Michael Mina, a Harvard T.H. Chan School of Public Health epidemiology professor, worries that the administration is distributing the tests in a way that will result in them being depleted too quickly.
“Most states won’t necessarily have the expertise to figure out how to use these most appropriately,” he said. “I think there needs to be strong guidance from the [Centers for Disease Control and Prevention] about how to do this.”
At the first presidential debate, Biden also highlighted his pledge to give schools and businesses resources to reopen safely. The Trump administration was criticized for a lack of coordinated planning on reopenings.
“We’re stuck with an ad hoc approach, state by state,” Allen said. ”Right now that’s happening to schools. We’re trying to figure it out school district by school district.

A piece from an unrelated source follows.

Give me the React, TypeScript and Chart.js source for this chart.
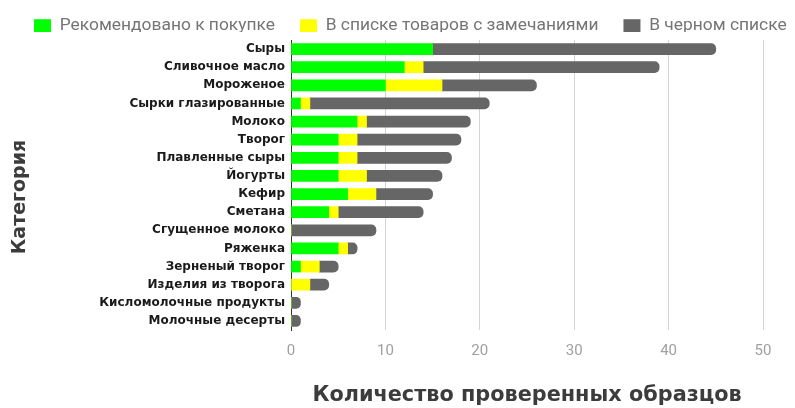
import React, { useEffect, useRef } from "react";
import { Chart, registerables } from "chart.js";

Chart.register(...registerables);

const categories = [
  "Сыры",
  "Сливочное масло",
  "Мороженое",
  "Сырки глазированные",
  "Молоко",
  "Творог",
  "Плавленные сыры",
  "Йогурты",
  "Кефир",
  "Сметана",
  "Сгущенное молоко",
  "Ряженка",
  "Зерненый творог",
  "Изделия из творога",
  "Кисломолочные продукты",
  "Молочные десерты",
];

const recommended = [15, 12, 10, 1, 7, 5, 5, 5, 6, 4, 0, 5, 1, 0, 0, 0];
const withRemarks = [0, 2, 6, 1, 1, 2, 2, 3, 3, 1, 0, 1, 2, 2, 0, 0];
const blacklisted = [30, 25, 10, 19, 11, 11, 10, 8, 6, 9, 9, 1, 2, 2, 1, 1];

const seriesNames = [
  "Рекомендовано к покупке",
  "В списке товаров с замечаниями",
  "В черном списке",
];

const xTicks = [0, 10, 20, 30, 40, 50];

const xTitle = "Количество проверенных образцов";
const yTitle = "Категория";

const layoutPlugin = {
  id: "layoutTweak",
  afterLayout(chart: any) {
    const lg = chart.legend;
    if (lg) {
      const h = lg.bottom - lg.top;
      lg.left = 9;
      lg.right = 2000;
      lg.top = -8;
      lg.bottom = -8 + h;
    }
  },
};

const legendHeightPlugin = {
  id: "legendHeight",
  afterInit(chart: any) {
    const lg = chart.legend;
    if (lg && !lg.__patched) {
      const orig = lg.fit.bind(lg);
      lg.fit = function () {
        const mw = this.maxWidth;
        this.maxWidth = 2000;
        orig();
        this.maxWidth = mw;
        this.width = mw;
        this.height = 40;
      };
      lg.__patched = true;
    }
  },
};

const yTitlePlugin = {
  id: "yTitleDraw",
  afterDraw(chart: any) {
    const ctx = chart.ctx;
    ctx.save();
    ctx.translate(20, 197);
    ctx.rotate(-Math.PI / 2);
    ctx.textAlign = "center";
    ctx.textBaseline = "middle";
    ctx.fillStyle = "#3c3c3c";
    ctx.font = "bold 19px 'DejaVu Sans'";
    ctx.fillText(yTitle, 0, 0);
    ctx.restore();
  },
};

export default function App() {
  const ref = useRef<HTMLCanvasElement | null>(null);

  useEffect(() => {
    if (!ref.current) return;
    const chart = new Chart(ref.current, {
      type: "bar",
      data: {
        labels: categories,
        datasets: [
          {
            label: seriesNames[0],
            data: recommended,
            backgroundColor: "#00ff00",
            barThickness: 11,
          },
          {
            label: seriesNames[1],
            data: withRemarks,
            backgroundColor: "#ffff00",
            barThickness: 11,
          },
          {
            label: seriesNames[2],
            data: blacklisted,
            backgroundColor: "#666666",
            barThickness: 11,
            borderRadius: 5,
            borderSkipped: "start",
          },
        ],
      },
      options: {
        indexAxis: "y",
        animation: false,
        responsive: false,
        maintainAspectRatio: false,
        layout: { padding: { left: 0, right: 32, top: 0, bottom: 0 } },
        plugins: {
          legend: {
            position: "top",
            align: "start",
            labels: {
              boxWidth: 17,
              boxHeight: 13,
              padding: 25,
              color: "#757575",
              font: { family: "Roboto", size: 17.4 },
            },
          },
          tooltip: { enabled: false },
        },
        scales: {
          x: {
            stacked: true,
            min: 0,
            max: 50,
            afterBuildTicks: (scale: any) => {
              scale.ticks = xTicks.map((v) => ({ value: v }));
            },
            afterFit: (scale: any) => {
              scale.height = 78;
            },
            grid: { color: "#d3d3d3", drawTicks: false, lineWidth: 1 },
            border: { display: false },
            ticks: {
              padding: 12,
              color: "#a0a0a0",
              font: { family: "Roboto", size: 15 },
            },
            title: {
              display: true,
              text: xTitle,
              color: "#3c3c3c",
              font: { family: "DejaVu Sans", size: 20.8, weight: "bold" },
              padding: { top: 0, bottom: 0 },
            },
          },
          y: {
            stacked: true,
            afterFit: (scale: any) => {
              scale.width = 291;
            },
            grid: { display: false, drawTicks: false },
            border: { display: true, color: "#333333", width: 1 },
            ticks: {
              padding: 6,
              color: "#1a1a1a",
              autoSkip: false,
              font: { family: "DejaVu Sans", size: 12, weight: "bold" },
            },
            title: { display: false },
          },
        },
      },
      plugins: [layoutPlugin, legendHeightPlugin, yTitlePlugin],
    } as any);
    chart.update();
    return () => chart.destroy();
  }, []);

  return (
    <div style={{ position: "fixed", left: 0, top: 0, width: 795, height: 408, background: "#fff" }}>
      <canvas ref={ref} width={795} height={408} style={{ width: 795, height: 408 }} />
    </div>
  );
}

This is not the way it should be done.”
He noted that earlier in the pandemic, a lack of coordination led to states competing over scarce protective equipment supplies that were overwhelmed by demand.
A more top-down approach may have its challenges, given conservatives' support for state rights and a distrust of federal mandates.
For example, Biden has said he would implement a mask mandate nationally if elected, an idea medical experts praised. But bipartisan groups like the National Governors Association said the idea is not uniformly backed by its members.
Biden also plans to expand the social safety net more aggressively than Trump and Senate Republicans want to, by expanding enrollment periods for people to buy individual health insurance, increasing federal Medicaid payments and offering people free COVID-19 tests regardless of their immigration status.
Biden also would push for sick leave policies that apply regardless of a business's size, extra pay for health care workers and stronger workplace safety standards.
Biden says he will listen to scientists and let them communicate with the public. By contrast, the White House sometimes blocked federal officials from testifying before Congress or conducting interviews and watered down CDC information.
"There's been a questioning of science and medicine, and in some cases an undermining of the scientific authority to get the information out about what we know and what we don't know. And that's left people, that's left states, that's left employers really on their own," said Kates. "Vice President Biden has said that he would fully embrace the science."